→ **WORK INSTRUCTIONS**:
Write out every line of the material exactly as it appears.

→ **INFORMATION SUPPLIED**:
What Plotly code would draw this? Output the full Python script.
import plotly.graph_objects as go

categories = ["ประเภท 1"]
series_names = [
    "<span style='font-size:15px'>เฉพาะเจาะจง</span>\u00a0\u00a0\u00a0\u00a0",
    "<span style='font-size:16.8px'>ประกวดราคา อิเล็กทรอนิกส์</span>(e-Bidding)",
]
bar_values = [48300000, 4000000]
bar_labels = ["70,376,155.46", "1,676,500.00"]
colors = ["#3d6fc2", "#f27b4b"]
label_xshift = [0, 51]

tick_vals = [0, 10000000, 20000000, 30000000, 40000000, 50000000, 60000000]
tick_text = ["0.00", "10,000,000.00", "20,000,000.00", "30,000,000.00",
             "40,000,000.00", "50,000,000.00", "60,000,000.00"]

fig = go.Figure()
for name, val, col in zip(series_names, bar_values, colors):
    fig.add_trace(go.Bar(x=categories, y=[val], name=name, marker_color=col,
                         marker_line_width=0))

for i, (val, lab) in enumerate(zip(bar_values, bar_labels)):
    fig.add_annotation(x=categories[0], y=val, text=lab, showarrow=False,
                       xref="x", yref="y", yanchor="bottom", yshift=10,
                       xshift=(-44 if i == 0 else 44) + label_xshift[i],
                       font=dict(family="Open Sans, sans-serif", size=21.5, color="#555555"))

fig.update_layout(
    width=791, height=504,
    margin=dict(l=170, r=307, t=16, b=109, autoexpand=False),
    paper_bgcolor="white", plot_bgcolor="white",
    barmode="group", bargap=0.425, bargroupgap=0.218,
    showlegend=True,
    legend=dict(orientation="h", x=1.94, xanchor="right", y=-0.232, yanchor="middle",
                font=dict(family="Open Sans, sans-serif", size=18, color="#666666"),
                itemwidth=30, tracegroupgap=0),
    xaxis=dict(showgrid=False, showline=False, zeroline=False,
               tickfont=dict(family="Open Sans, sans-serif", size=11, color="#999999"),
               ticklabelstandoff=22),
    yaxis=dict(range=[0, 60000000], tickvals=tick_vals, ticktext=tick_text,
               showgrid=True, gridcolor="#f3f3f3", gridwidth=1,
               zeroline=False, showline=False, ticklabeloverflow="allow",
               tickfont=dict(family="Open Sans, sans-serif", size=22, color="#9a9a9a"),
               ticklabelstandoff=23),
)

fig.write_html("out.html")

→ **COMPLETE RESPONSE**:
What Plotly code would draw this? Output the full Python script.
import plotly.graph_objects as go

categories = ["ประเภท 1"]
series_names = [
    "<span style='font-size:15px'>เฉพาะเจาะจง</span>\u00a0\u00a0\u00a0\u00a0",
    "<span style='font-size:16.8px'>ประกวดราคา อิเล็กทรอนิกส์</span>(e-Bidding)",
]
bar_values = [48300000, 4000000]
bar_labels = ["70,376,155.46", "1,676,500.00"]
colors = ["#3d6fc2", "#f27b4b"]
label_xshift = [0, 51]

tick_vals = [0, 10000000, 20000000, 30000000, 40000000, 50000000, 60000000]
tick_text = ["0.00", "10,000,000.00", "20,000,000.00", "30,000,000.00",
             "40,000,000.00", "50,000,000.00", "60,000,000.00"]

fig = go.Figure()
for name, val, col in zip(series_names, bar_values, colors):
    fig.add_trace(go.Bar(x=categories, y=[val], name=name, marker_color=col,
                         marker_line_width=0))

for i, (val, lab) in enumerate(zip(bar_values, bar_labels)):
    fig.add_annotation(x=categories[0], y=val, text=lab, showarrow=False,
                       xref="x", yref="y", yanchor="bottom", yshift=10,
                       xshift=(-44 if i == 0 else 44) + label_xshift[i],
                       font=dict(family="Open Sans, sans-serif", size=21.5, color="#555555"))

fig.update_layout(
    width=791, height=504,
    margin=dict(l=170, r=307, t=16, b=109, autoexpand=False),
    paper_bgcolor="white", plot_bgcolor="white",
    barmode="group", bargap=0.425, bargroupgap=0.218,
    showlegend=True,
    legend=dict(orientation="h", x=1.94, xanchor="right", y=-0.232, yanchor="middle",
                font=dict(family="Open Sans, sans-serif", size=18, color="#666666"),
                itemwidth=30, tracegroupgap=0),
    xaxis=dict(showgrid=False, showline=False, zeroline=False,
               tickfont=dict(family="Open Sans, sans-serif", size=11, color="#999999"),
               ticklabelstandoff=22),
    yaxis=dict(range=[0, 60000000], tickvals=tick_vals, ticktext=tick_text,
               showgrid=True, gridcolor="#f3f3f3", gridwidth=1,
               zeroline=False, showline=False, ticklabeloverflow="allow",
               tickfont=dict(family="Open Sans, sans-serif", size=22, color="#9a9a9a"),
               ticklabelstandoff=23),
)

fig.write_html("out.html")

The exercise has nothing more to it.